Immigrant communities fearful after arrest surge
Hundreds are rounded up in ‘targeted raids’
Hundreds of undocumented immigrants were rounded up this week in a half-dozen states in what advocacy groups and a U.S. congressman from Texas call targeted raids.
Immigration officials, however, cast the arrests as a routine enforcement “surge” while acknowledging the bar for deportation has been lowered.
Immigration and Customs Enforcement (ICE) confirmed operations in more than a half-dozen cities and states, including Chicago, Georgia, Los Angeles, New York, South Carolina, North Carolina and Texas.
ICE officials reported 161 arrests in Southern California over the past five days and 192 arrests in Georgia, North Carolina and South Carolina alone.

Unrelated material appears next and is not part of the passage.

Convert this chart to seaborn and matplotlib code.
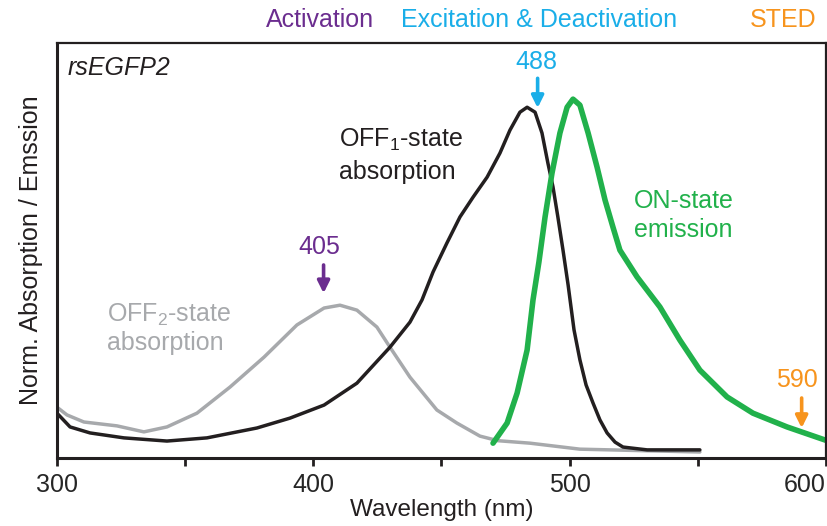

Advocacy groups began receiving calls Thursday from immigrants and their lawyers reporting raids at homes and businesses in the greater Los Angeles area.

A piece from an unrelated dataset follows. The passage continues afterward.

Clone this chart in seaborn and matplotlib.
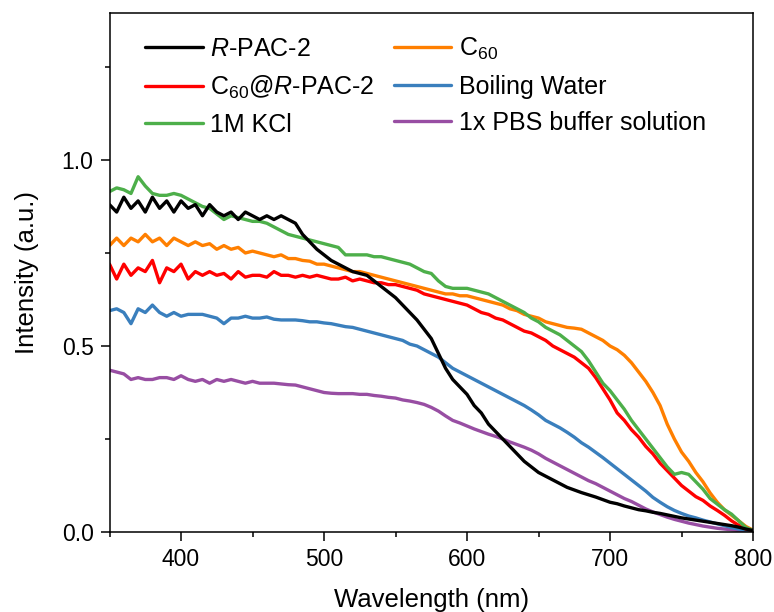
import numpy as np
import pandas as pd
import seaborn as sns
import matplotlib
matplotlib.use("Agg")
import matplotlib.pyplot as plt
from matplotlib.ticker import MultipleLocator

# wavelength grid (nm), 5 nm steps
wavelength = np.arange(350, 801, 5)

# intensities, one list per sample
r_pac2 = [0.88, 0.86, 0.90, 0.87, 0.89, 0.86, 0.90, 0.87, 0.89, 0.86,
          0.89, 0.87, 0.88, 0.85, 0.88, 0.86, 0.85, 0.86, 0.84, 0.86,
          0.85, 0.84, 0.85, 0.84, 0.85, 0.84, 0.83, 0.80, 0.78, 0.76,
          0.745, 0.73, 0.72, 0.71, 0.70, 0.695, 0.69, 0.675, 0.66, 0.645,
          0.63, 0.61, 0.59, 0.57, 0.545, 0.52, 0.48, 0.44, 0.41, 0.39,
          0.37, 0.34, 0.32, 0.29, 0.27, 0.25, 0.23, 0.21, 0.19, 0.175,
          0.16, 0.15, 0.14, 0.13, 0.12, 0.113, 0.106, 0.10, 0.094, 0.087,
          0.08, 0.076, 0.07, 0.065, 0.06, 0.057, 0.053, 0.05, 0.046, 0.042,
          0.038, 0.035, 0.032, 0.029, 0.026, 0.023, 0.02, 0.017, 0.013, 0.008,
          0.004]
c60 = [0.77, 0.79, 0.77, 0.79, 0.78, 0.80, 0.78, 0.79, 0.77, 0.79,
       0.78, 0.77, 0.78, 0.77, 0.775, 0.76, 0.77, 0.76, 0.765, 0.75,
       0.755, 0.75, 0.745, 0.74, 0.745, 0.735, 0.735, 0.73, 0.728, 0.72,
       0.72, 0.715, 0.71, 0.705, 0.70, 0.70, 0.695, 0.69, 0.685, 0.68,
       0.675, 0.67, 0.665, 0.66, 0.655, 0.65, 0.645, 0.64, 0.64, 0.635,
       0.635, 0.63, 0.625, 0.62, 0.615, 0.61, 0.60, 0.595, 0.585, 0.58,
       0.575, 0.565, 0.56, 0.555, 0.55, 0.548, 0.545, 0.535, 0.525, 0.515,
       0.50, 0.49, 0.475, 0.455, 0.43, 0.405, 0.375, 0.34, 0.29, 0.25,
       0.215, 0.19, 0.16, 0.135, 0.105, 0.08, 0.06, 0.045, 0.03, 0.015,
       0.005]
c60_r_pac2 = [0.72, 0.68, 0.72, 0.69, 0.71, 0.70, 0.73, 0.67, 0.71, 0.70,
              0.72, 0.68, 0.70, 0.69, 0.70, 0.69, 0.695, 0.68, 0.70, 0.685,
              0.69, 0.69, 0.685, 0.70, 0.69, 0.69, 0.685, 0.69, 0.685, 0.69,
              0.685, 0.68, 0.68, 0.685, 0.675, 0.68, 0.675, 0.67, 0.67, 0.665,
              0.665, 0.66, 0.655, 0.65, 0.64, 0.635, 0.63, 0.625, 0.62, 0.615,
              0.61, 0.60, 0.59, 0.585, 0.575, 0.57, 0.56, 0.55, 0.54, 0.535,
              0.525, 0.515, 0.50, 0.49, 0.48, 0.47, 0.455, 0.44, 0.415, 0.385,
              0.355, 0.32, 0.30, 0.275, 0.255, 0.23, 0.21, 0.185, 0.165, 0.145,
              0.125, 0.11, 0.095, 0.085, 0.07, 0.058, 0.045, 0.03, 0.018, 0.008,
              0.003]
boiling_water = [0.595, 0.60, 0.59, 0.56, 0.60, 0.59, 0.61, 0.59, 0.58, 0.59,
                 0.58, 0.585, 0.585, 0.585, 0.58, 0.575, 0.56, 0.575, 0.575, 0.58,
                 0.575, 0.575, 0.578, 0.572, 0.57, 0.57, 0.57, 0.568, 0.565, 0.565,
                 0.562, 0.56, 0.556, 0.552, 0.55, 0.545, 0.54, 0.535, 0.53, 0.525,
                 0.52, 0.515, 0.505, 0.50, 0.49, 0.48, 0.47, 0.455, 0.44, 0.43,
                 0.42, 0.41, 0.40, 0.39, 0.38, 0.37, 0.36, 0.35, 0.34, 0.328,
                 0.315, 0.30, 0.29, 0.28, 0.268, 0.255, 0.24, 0.228, 0.214, 0.20,
                 0.185, 0.17, 0.155, 0.14, 0.125, 0.11, 0.093, 0.08, 0.068, 0.058,
                 0.05, 0.043, 0.038, 0.032, 0.027, 0.022, 0.017, 0.012, 0.008, 0.005,
                 0.003]
kcl = [0.915, 0.925, 0.92, 0.91, 0.955, 0.93, 0.91, 0.905, 0.905, 0.91,
       0.905, 0.895, 0.885, 0.875, 0.87, 0.855, 0.84, 0.85, 0.845, 0.84,
       0.835, 0.835, 0.83, 0.82, 0.81, 0.80, 0.795, 0.79, 0.785, 0.78,
       0.775, 0.77, 0.765, 0.745, 0.745, 0.745, 0.745, 0.74, 0.74, 0.735,
       0.73, 0.725, 0.72, 0.71, 0.70, 0.695, 0.675, 0.66, 0.655, 0.655,
       0.655, 0.65, 0.645, 0.64, 0.63, 0.62, 0.61, 0.60, 0.59, 0.575,
       0.565, 0.55, 0.54, 0.53, 0.515, 0.50, 0.485, 0.46, 0.43, 0.40,
       0.38, 0.355, 0.33, 0.30, 0.275, 0.25, 0.225, 0.20, 0.175, 0.155,
       0.16, 0.155, 0.135, 0.115, 0.09, 0.075, 0.06, 0.048, 0.03, 0.012,
       0.004]
pbs = [0.435, 0.43, 0.425, 0.41, 0.415, 0.41, 0.41, 0.415, 0.415, 0.41,
       0.42, 0.41, 0.405, 0.41, 0.40, 0.41, 0.405, 0.41, 0.405, 0.40,
       0.405, 0.40, 0.40, 0.40, 0.398, 0.396, 0.395, 0.39, 0.385, 0.38,
       0.375, 0.373, 0.372, 0.372, 0.372, 0.37, 0.37, 0.367, 0.365, 0.362,
       0.36, 0.355, 0.352, 0.348, 0.343, 0.335, 0.325, 0.312, 0.30, 0.293,
       0.285, 0.277, 0.27, 0.263, 0.257, 0.25, 0.242, 0.235, 0.228, 0.22,
       0.21, 0.198, 0.188, 0.178, 0.168, 0.158, 0.148, 0.138, 0.13, 0.12,
       0.11, 0.10, 0.09, 0.082, 0.072, 0.062, 0.054, 0.047, 0.04, 0.034,
       0.029, 0.024, 0.02, 0.016, 0.013, 0.01, 0.008, 0.006, 0.004, 0.002,
       0.001]

labels = {
    "pbs": "1x PBS buffer solution",
    "water": "Boiling Water",
    "c60r": "C$_{60}$@$\\mathit{R}$-PAC-2",
    "c60": "C$_{60}$",
    "kcl": "1M KCl",
    "rpac": "$\\mathit{R}$-PAC-2",
}
series = {"pbs": pbs, "water": boiling_water, "c60r": c60_r_pac2,
          "c60": c60, "kcl": kcl, "rpac": r_pac2}
colors = {"rpac": "#000000", "c60": "#FF7F00", "c60r": "#FF0000",
          "water": "#3A7FBD", "kcl": "#4DAF4A", "pbs": "#984EA3"}

df = pd.concat([pd.DataFrame({"Wavelength": wavelength, "Intensity": v, "Sample": k})
                for k, v in series.items()], ignore_index=True)

sns.set_style("ticks", {"axes.edgecolor": "black", "text.color": "black",
                        "axes.labelcolor": "black", "xtick.color": "black",
                        "ytick.color": "black"})
plt.rcParams["font.family"] = ["Liberation Sans", "DejaVu Sans"]
plt.rcParams["mathtext.fontset"] = "custom"
plt.rcParams["mathtext.rm"] = "Liberation Sans"
plt.rcParams["mathtext.it"] = "Liberation Sans:italic"

fig = plt.figure(figsize=(7.74, 6.12), dpi=100)
ax = fig.add_axes([0.1415, 0.1307, 0.8314, 0.848])

sns.lineplot(data=df, x="Wavelength", y="Intensity", hue="Sample",
             hue_order=list(series.keys()), palette=colors, linewidth=2.4,
             legend=False, ax=ax)

ax.set_xlim(350, 800)
ax.set_ylim(0, 1.395)
ax.xaxis.set_major_locator(MultipleLocator(100))
ax.xaxis.set_minor_locator(MultipleLocator(50))
ax.yaxis.set_major_locator(MultipleLocator(0.5))
ax.yaxis.set_minor_locator(MultipleLocator(0.25))
ax.yaxis.set_major_formatter(matplotlib.ticker.FormatStrFormatter("%.1f"))
ax.tick_params(which="major", direction="out", length=6.5, width=1.1, labelsize=16.5, pad=5)
ax.tick_params(which="minor", direction="out", length=3.6, width=1.1)
for sp in ax.spines.values():
    sp.set_linewidth(1.1)
ax.set_xlabel("Wavelength (nm)", fontsize=18.5, labelpad=12)
ax.set_ylabel("Intensity (a.u.)", fontsize=18.5, labelpad=16)

# legend: two columns, filled column-wise
order = ["rpac", "c60r", "kcl", "c60", "water", "pbs"]
line_of = dict(zip(series.keys(), ax.lines))
handles = [line_of[k] for k in order]
ax.legend(handles, [labels[k] for k in order], ncol=2, frameon=False,
          loc="upper left", bbox_to_anchor=(0.04, 0.975), borderaxespad=0,
          fontsize=18, handlelength=2.3, handletextpad=0.3,
          columnspacing=0.75, labelspacing=0.5)

fig.savefig("out.png", dpi=100)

In Austin, the Mexican Consulate told the American-Statesman that 30 Mexican immigrants were detained by ICE on Friday and 14 were detained Thursday.
By comparison, the Austin consulate had seen an average of four to five Mexican immigrants detained daily in recent years.
ICE officials insisted the arrests were routine operations carried out several times each year and targeted individual criminals, not communities.
Gillian Christensen, acting press secretary for the department of Homeland Security, said ICE “does not conduct sweeps or raids that target aliens indiscriminately,” KTLA reported.
Advocacy groups and some Democratic politicians, however, viewed the arrests as a new move against undocumented immigrants in the wake of a sweeping executive order signed Jan. 25 by President Donald Trump.
That order made clear that just about any immigrant living in the country illegally could be a priority for deportation, particularly those with outstanding deportation orders.
It also said enforcement priorities would include convicted criminals, immigrants who had been arrested for any criminal offense, those who committed fraud, and anyone who may have committed a crime.
Under President Barack Obama, more than 2 million people were deported, including a record of more than 409,000 in 2012, but the government focused on immigrants in the country illegally who posed a threat to national security or public safety and those who recently crossed the border.
“These reports show the serious consequences of (Trump’s) executive order, which allows all undocumented immigrants to be categorized as criminals and requires increased enforcement in communities, rather than prioritizing dangerous criminals,” Sen. Dianne Feinstein (D-Calif.) said in a statement.
The arrests are playing out against a backdrop of fear within immigrant communities, underscored by the deportation Thursday of an Arizona woman, and mother of two American-born children, who came to the U.S. 22 years ago as a 14-yearold.
The deportation of Guadalupe Garcia de Rayos, 36, of Mesa, Ariz., who was taken into custody Wednesday during a routine check-in at the Phoenix offices of ICE, prompted the Mexican government to warn of a “new reality” for its citizens living in the United States and advised them to “take precautions.”
U.S. Rep. Joaquin Castro (D-Texas) said Friday that he was informed by ICE officials in San Antonio of the launch of “a targeted operation in South and Central Texas as part of Operation ‘Cross Check.’ ”
“I am asking ICE to clarify whether these individuals are in fact dangerous, violent threats to our communities, and not people who are here peacefully raising families and contributing to our state.
“I will continue to monitor this situation,” he said.